When the U.S. bishops received the first draft of the document, the reaction was swift and strong. A panel of high-ranking U.S. prelates -- each of whom had served as president of the National Conference of Catholic Bishops -- sharply criticized the draft, saying it was “deficient enough to suggest that a new draft should be framed.” In other words, those responsible for the draft should scrap it and start anew.

In a 20-page report, the panel, made up of former presidents of the conference, used words such as “rigid,” “confused,” “inadequate” and “overly defensive and negative” to describe the draft.

Willing to argue

The list of those on the panel provides a telling insight into changes that the U.S. conference has undergone. The critics of that first draft included Archbishop John May, then president of the National Conference of Catholic Bishops and archbishop of St. Louis, as well as Cardinal John Krol of Philadelphia, Cardinal Joseph Bernardin of Chicago, Archbishop John Quinn of San Francisco, Archbishop John Roach of St. Paul and Minneapolis, and Bishop James Malone of Youngstown, Ohio. Cardinal John Dearden of Detroit also served several months on the panel before his death in August 1988.

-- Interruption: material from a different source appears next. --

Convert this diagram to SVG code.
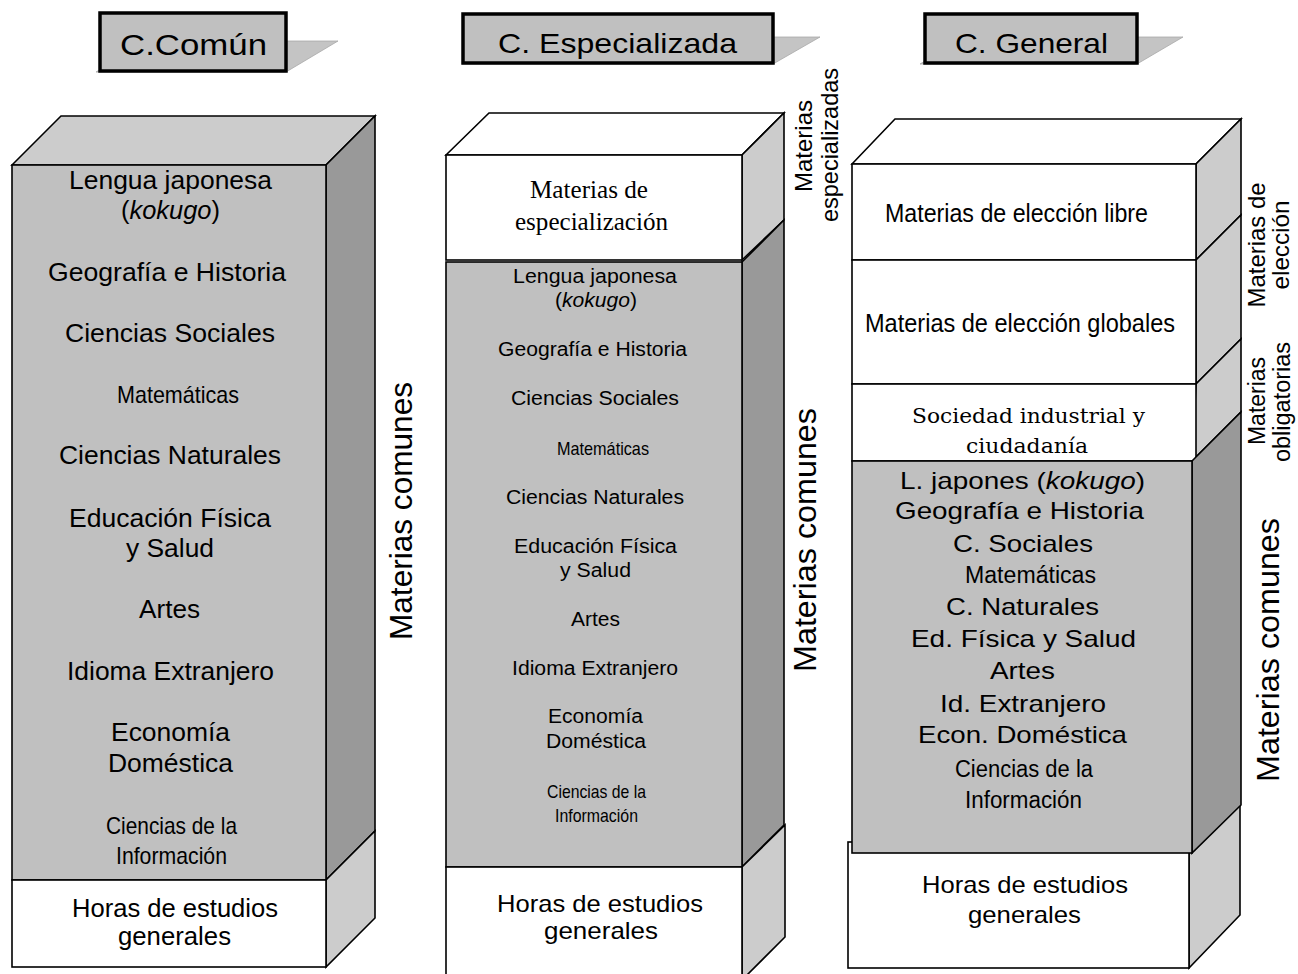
<svg xmlns="http://www.w3.org/2000/svg" width="1298" height="974" viewBox="0 0 1298 974">
<style>
.bg{fill:#ffffff}
.front{fill:#c0c0c0;stroke:#000;stroke-width:1.6}
.white{fill:#ffffff;stroke:#000;stroke-width:1.6}
.top{fill:#cccccc;stroke:#000;stroke-width:1.6}
.sideD{fill:#999999;stroke:#000;stroke-width:1.6}
.sideL{fill:#cccccc;stroke:#000;stroke-width:1.6}
.hbox{fill:#c0c0c0;stroke:#000;stroke-width:3.5}
.shadow{fill:#c4c4c4;stroke:#a8a8a8;stroke-width:0.8}
text{font-family:"Liberation Sans",Arial,sans-serif;fill:#000;text-anchor:middle}
.serif{font-family:"Liberation Serif","Times New Roman",serif}
.dserif{font-family:"DejaVu Serif","Liberation Serif",serif}
.h{font-size:28px}
.s25{font-size:25px}
.s24{font-size:24px}
.s23{font-size:23px}
.s20{font-size:20px}
.s19{font-size:19px}
.rot{font-size:32px}
</style>
<rect class="bg" x="0" y="0" width="1298" height="974"/>

<g id="header-comun">
  <polygon class="shadow" points="96,72 286,72 338,41 148,41"/>
  <rect class="hbox" x="100" y="13" width="186" height="58"/>
  <text x="193.5" y="55" font-size="30" textLength="147" lengthAdjust="spacingAndGlyphs">C.Común</text>
</g>
<g id="header-especializada">
  <polygon class="shadow" points="462,64 773,64 820,37 509,37"/>
  <rect class="hbox" x="463" y="14" width="310" height="49"/>
  <text class="h" x="617.5" y="53" textLength="239" lengthAdjust="spacingAndGlyphs">C. Especializada</text>
</g>
<g id="header-general">
  <polygon class="shadow" points="920,64 1137,64 1183,37 966,37"/>
  <rect class="hbox" x="925" y="14" width="212" height="49"/>
  <text class="h" x="1031.5" y="53" textLength="153" lengthAdjust="spacingAndGlyphs">C. General</text>
</g>

<g id="column-comun">
  <g id="c1-comunes">
    <polygon class="top" points="12,165 61,116 375,116 326,165"/>
    <polygon class="sideD" points="326,165 375,116 375,831 326,880"/>
    <rect class="front" x="12" y="165" width="314" height="715"/>
    <text class="s25" x="170.5" y="189" textLength="203" lengthAdjust="spacingAndGlyphs">Lengua japonesa</text>
    <text class="s25" x="170.5" y="219" textLength="99" lengthAdjust="spacingAndGlyphs">(<tspan font-style="italic">kokugo</tspan>)</text>
    <text class="s25" x="167" y="281" textLength="238" lengthAdjust="spacingAndGlyphs">Geografía e Historia</text>
    <text class="s25" x="170" y="342" textLength="210" lengthAdjust="spacingAndGlyphs">Ciencias Sociales</text>
    <text class="s24" x="178" y="403" textLength="122" lengthAdjust="spacingAndGlyphs">Matemáticas</text>
    <text class="s25" x="170" y="464" textLength="222" lengthAdjust="spacingAndGlyphs">Ciencias Naturales</text>
    <text class="s25" x="170" y="527" textLength="202" lengthAdjust="spacingAndGlyphs">Educación Física</text>
    <text class="s25" x="170" y="557" textLength="88" lengthAdjust="spacingAndGlyphs">y Salud</text>
    <text class="s25" x="169.5" y="618" textLength="61" lengthAdjust="spacingAndGlyphs">Artes</text>
    <text class="s25" x="170.5" y="680" textLength="207" lengthAdjust="spacingAndGlyphs">Idioma Extranjero</text>
    <text class="s25" x="170.5" y="741" textLength="119" lengthAdjust="spacingAndGlyphs">Economía</text>
    <text class="s25" x="170.5" y="772" textLength="125" lengthAdjust="spacingAndGlyphs">Doméstica</text>
    <text class="s24" x="171.5" y="834" textLength="131" lengthAdjust="spacingAndGlyphs">Ciencias de la</text>
    <text class="s24" x="171.5" y="864" textLength="111" lengthAdjust="spacingAndGlyphs">Información</text>
  </g>
  <g id="c1-horas">
    <polygon class="sideL" points="326,880 375,831 375,918 326,967"/>
    <rect class="white" x="12" y="880" width="314" height="87"/>
    <text class="s25" x="175" y="917" textLength="206" lengthAdjust="spacingAndGlyphs">Horas de estudios</text>
    <text class="s25" x="174.5" y="945" textLength="113" lengthAdjust="spacingAndGlyphs">generales</text>
  </g>
  <text class="rot" transform="translate(412,511) rotate(-90)" textLength="258" lengthAdjust="spacingAndGlyphs">Materias comunes</text>
</g>

<g id="column-especializada">
  <g id="c2-especializacion">
    <polygon class="white" points="446,155 489,113 784,113 742,155"/>
    <polygon class="sideL" points="742,155 784,113 784,220 742,260"/>
    <rect class="white" x="446" y="155" width="296" height="105"/>
    <text class="serif s25" x="589" y="198" textLength="118" lengthAdjust="spacingAndGlyphs">Materias de</text>
    <text class="serif s25" x="591.5" y="230" textLength="153" lengthAdjust="spacingAndGlyphs">especialización</text>
  </g>
  <g id="c2-comunes">
    <polygon class="sideD" points="742,262 784,220 784,825 742,867"/>
    <rect class="front" x="446" y="262" width="296" height="605"/>
    <text class="s20" x="595" y="283" textLength="164" lengthAdjust="spacingAndGlyphs">Lengua japonesa</text>
    <text class="s20" x="596" y="307" textLength="82" lengthAdjust="spacingAndGlyphs">(<tspan font-style="italic">kokugo</tspan>)</text>
    <text class="s20" x="592.5" y="356" textLength="189" lengthAdjust="spacingAndGlyphs">Geografía e Historia</text>
    <text class="s20" x="595" y="405" textLength="168" lengthAdjust="spacingAndGlyphs">Ciencias Sociales</text>
    <text class="s19" x="603" y="455" textLength="92" lengthAdjust="spacingAndGlyphs">Matemáticas</text>
    <text class="s20" x="595" y="504" textLength="178" lengthAdjust="spacingAndGlyphs">Ciencias Naturales</text>
    <text class="s20" x="595.5" y="553" textLength="163" lengthAdjust="spacingAndGlyphs">Educación Física</text>
    <text class="s20" x="595.5" y="577" textLength="71" lengthAdjust="spacingAndGlyphs">y Salud</text>
    <text class="s20" x="595.5" y="626" textLength="49" lengthAdjust="spacingAndGlyphs">Artes</text>
    <text class="s20" x="595" y="675" textLength="166" lengthAdjust="spacingAndGlyphs">Idioma Extranjero</text>
    <text class="s20" x="595.5" y="723" textLength="95" lengthAdjust="spacingAndGlyphs">Economía</text>
    <text class="s20" x="596" y="748" textLength="100" lengthAdjust="spacingAndGlyphs">Doméstica</text>
    <text class="s19" x="596.5" y="798" textLength="99" lengthAdjust="spacingAndGlyphs">Ciencias de la</text>
    <text class="s19" x="596.5" y="822" textLength="83" lengthAdjust="spacingAndGlyphs">Información</text>
  </g>
  <g id="c2-horas">
    <polygon class="sideL" points="742,867 785,825 785,937 742,980"/>
    <rect class="white" x="446" y="867" width="296" height="113"/>
    <text class="s24" x="600" y="912" textLength="206" lengthAdjust="spacingAndGlyphs">Horas de estudios</text>
    <text class="s24" x="601" y="939" textLength="114" lengthAdjust="spacingAndGlyphs">generales</text>
  </g>
  <text class="rot" transform="translate(816,540) rotate(-90)" textLength="264" lengthAdjust="spacingAndGlyphs">Materias comunes</text>
  <text class="s24" transform="translate(812,146) rotate(-90)" textLength="92" lengthAdjust="spacingAndGlyphs">Materias</text>
  <text class="s24" transform="translate(838,145) rotate(-90)" textLength="154" lengthAdjust="spacingAndGlyphs">especializadas</text>
</g>

<g id="column-general">
  <g id="c3-horas">
    <polygon class="sideL" points="1189,853 1240,805 1240,915 1189,968"/>
    <rect class="white" x="848" y="842" width="341" height="126"/>
    <text class="s24" x="1025" y="893" textLength="206" lengthAdjust="spacingAndGlyphs">Horas de estudios</text>
    <text class="s24" x="1024.5" y="923" textLength="113" lengthAdjust="spacingAndGlyphs">generales</text>
  </g>
  <g id="c3-libre">
    <polygon class="white" points="852,164 895,119 1241,119 1196,164"/>
    <polygon class="sideL" points="1196,164 1241,119 1241,215 1196,260"/>
    <rect class="white" x="852" y="164" width="344" height="96"/>
    <text x="1016.5" y="222" font-size="26" textLength="263" lengthAdjust="spacingAndGlyphs">Materias de elección libre</text>
  </g>
  <g id="c3-globales">
    <polygon class="sideL" points="1196,260 1241,215 1241,339 1196,384"/>
    <rect class="white" x="852" y="260" width="344" height="124"/>
    <text class="s25" x="1020" y="332" textLength="310" lengthAdjust="spacingAndGlyphs">Materias de elección globales</text>
  </g>
  <g id="c3-sociedad">
    <polygon class="sideL" points="1196,384 1241,339 1241,412 1192,461"/>
    <rect class="white" x="852" y="384" width="344" height="77"/>
    <text class="dserif s20" x="1028.5" y="423" textLength="233" lengthAdjust="spacingAndGlyphs">Sociedad industrial y</text>
    <text class="dserif s20" x="1027" y="453" textLength="122" lengthAdjust="spacingAndGlyphs">ciudadanía</text>
  </g>
  <g id="c3-comunes">
    <polygon class="sideD" points="1192,461 1241,412 1241,805 1192,853"/>
    <rect class="front" x="852" y="461" width="340" height="392"/>
    <text class="s24" x="1022.5" y="489" textLength="245" lengthAdjust="spacingAndGlyphs">L. japones (<tspan font-style="italic">kokugo</tspan>)</text>
    <text class="s24" x="1019.5" y="519" textLength="249" lengthAdjust="spacingAndGlyphs">Geografía e Historia</text>
    <text class="s24" x="1023" y="552" textLength="140" lengthAdjust="spacingAndGlyphs">C. Sociales</text>
    <text class="s23" x="1030.5" y="583" textLength="131" lengthAdjust="spacingAndGlyphs">Matemáticas</text>
    <text class="s24" x="1022.5" y="615" textLength="153" lengthAdjust="spacingAndGlyphs">C. Naturales</text>
    <text class="s24" x="1023.5" y="647" textLength="225" lengthAdjust="spacingAndGlyphs">Ed. Física y Salud</text>
    <text class="s24" x="1022.5" y="679" textLength="65" lengthAdjust="spacingAndGlyphs">Artes</text>
    <text class="s24" x="1023" y="712" textLength="166" lengthAdjust="spacingAndGlyphs">Id. Extranjero</text>
    <text class="s24" x="1022.5" y="743" textLength="209" lengthAdjust="spacingAndGlyphs">Econ. Doméstica</text>
    <text class="s23" x="1024" y="777" textLength="138" lengthAdjust="spacingAndGlyphs">Ciencias de la</text>
    <text class="s23" x="1023.5" y="808" textLength="117" lengthAdjust="spacingAndGlyphs">Información</text>
  </g>
  <text class="s24" transform="translate(1265,245) rotate(-90)" textLength="125" lengthAdjust="spacingAndGlyphs">Materias de</text>
  <text class="s24" transform="translate(1289,245) rotate(-90)" textLength="89" lengthAdjust="spacingAndGlyphs">elección</text>
  <text class="s23" transform="translate(1265,401) rotate(-90)" textLength="88" lengthAdjust="spacingAndGlyphs">Materias</text>
  <text class="s23" transform="translate(1290,402) rotate(-90)" textLength="120" lengthAdjust="spacingAndGlyphs">obligatorias</text>
  <text class="rot" transform="translate(1279,650) rotate(-90)" textLength="264" lengthAdjust="spacingAndGlyphs">Materias comunes</text>
</g>

<g id="connectors"/>
</svg>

May, Bernardin and Krol have since died; the other panel members have retired. Bernardin, Dearden and Malone were particularly convincing advocates of a strong and fairly democratic conference that included significant participation by lay people. Dearden was, in most estimations, the architect of the national conference in its modern form as well as its first president.

It is particularly telling that even Krol, a noted conservative who did not always agree with his fellow bishops, signed on to the criticism. That was in line with his service of the conference as its president. In that capacity, according to Reese, he was known to carry the conference case to Rome, even on topics with which he might personally disagree, because honoring the conference decisions was paramount for him.

Reese made the point that the conference at that time was far more protective of the process that led to consensus and more willing to argue with Vatican congregations than is the case today.